Calling all poets who need a little extra cash! Daniel Handler's Per Diem Press is accepting submissions for a $1,000 prize. In a Dec. 15 Facebook post, the author, best known for creating A Series of Unfortunate Events and All the Wrong Questions, says his new micropress plans to release one poetry chapbook early next year, "hopefully designed by the noted illustrator Lisa Brown," his wife. The poet published by Per Diem will receive $1,000 plus copies of the chapbook, with the remaining copies given to Handler's book club and sold on his book tour for his forthcoming novel, The Dirty Parts.
Per Diem Press is new. Like, new new. Handler funded his publishing venture using his daily stipend from the Vancouver set of Netflix's A Series of Unfortunate Events. To Handler, starting a poetry micropress seemed like the best use of the money:
Every day I am there, I am given a small handful of American dollars — a “per diem” designed to cover my expenses. I don’t seem to have any expenses — I’m on the set all day long — and in Canada, this American cash seems particularly silly, so it’s remained unspent.

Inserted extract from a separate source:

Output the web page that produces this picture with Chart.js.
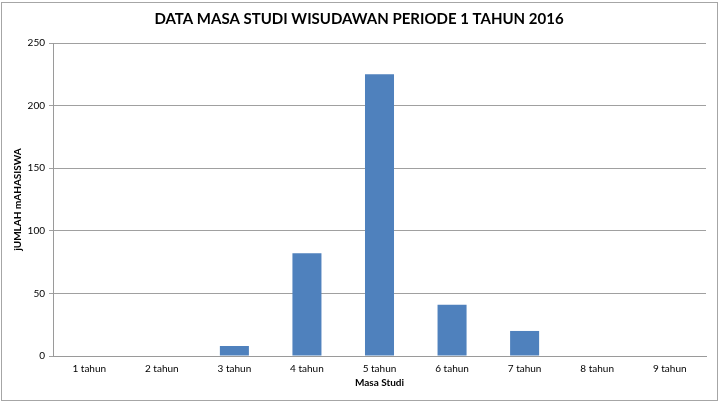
<!DOCTYPE html>
<html>
<head>
<meta charset="utf-8">
<script src="https://cdn.jsdelivr.net/npm/chart.js@4"></script>
<style>
html,body{margin:0;padding:0;background:#fff;}
#wrap{position:absolute;left:0;top:0;width:719px;height:403px;}
#frame{position:absolute;left:1px;top:2px;width:715px;height:397px;border:1px solid #a6a6a6;pointer-events:none;}
</style>
</head>
<body>
<div id="wrap"><canvas id="c" width="719" height="403"></canvas><div id="frame"></div></div>
<script>
const categories = ["1 tahun","2 tahun","3 tahun","4 tahun","5 tahun","6 tahun","7 tahun","8 tahun","9 tahun"];
const jumlah = [0,0,8,82,225,41,20,0,0];
const yTicks = [0,50,100,150,200,250];

const FONT = "Lato, 'Open Sans', sans-serif";
new Chart(document.getElementById('c'), {
  type: 'bar',
  data: {
    labels: categories,
    datasets: [{
      label: 'Jumlah',
      data: jumlah,
      backgroundColor: '#4F81BD',
      borderWidth: 0,
      categoryPercentage: 1.0,
      barPercentage: 0.4
    }]
  },
  options: {
    responsive: false,
    animation: false,
    devicePixelRatio: 1,
    layout: { padding: { left: 12, right: 13, top: 0, bottom: 14 } },
    plugins: {
      legend: { display: false },
      tooltip: { enabled: false },
      title: {
        display: true,
        text: 'DATA MASA STUDI WISUDAWAN PERIODE 1 TAHUN 2016',
        color: '#000',
        font: { family: FONT, size: 15, weight: 'bold', lineHeight: 1.2 },
        padding: { top: 10, bottom: 15 }
      }
    },
    scales: {
      x: {
        grid: { display: false, drawTicks: false },
        border: { display: true, color: '#9a9a9a', width: 1 },
        ticks: { color: '#000', font: { family: FONT, size: 10 }, padding: 7, maxRotation: 0 },
        title: { display: true, text: 'Masa Studi', color: '#000', font: { family: FONT, size: 10, weight: 'bold' }, padding: { top: 2, bottom: 0 } },
        afterFit: s => { s.height = 33; }
      },
      y: {
        min: 0, max: 250,
        afterBuildTicks: s => { s.ticks = yTicks.map(v => ({ value: v })); },
        grid: { color: '#a0a0a0', lineWidth: 1, drawTicks: true, tickLength: 4 },
        border: { display: true, color: '#9a9a9a', width: 1 },
        ticks: { color: '#000', font: { family: FONT, size: 10 }, padding: 4 },
        title: { display: true, text: 'jUMLAH mAHASISWA', color: '#000', font: { family: FONT, size: 10, weight: 'bold' }, padding: { top: 0, bottom: 6 } },
        afterFit: s => { s.width = 41; }
      }
    }
  }
});
</script>
</body>
</html>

"Poets of every stripe" are welcome to submit roughly 80 pages of their previously unpublished poetry to the address below by Feb. 28, 2017. Rights to all of the material will be retained by the writer, and, following the publication of the chapbook, Per Diem Press "will go on an extended hiatus until such time as the proprietor receives a substantial amount of money for no good reason."
Submissions should be mailed to: Per Diem Press, 912 Cole Street #331, San Francisco California 94117. There is no reading fee.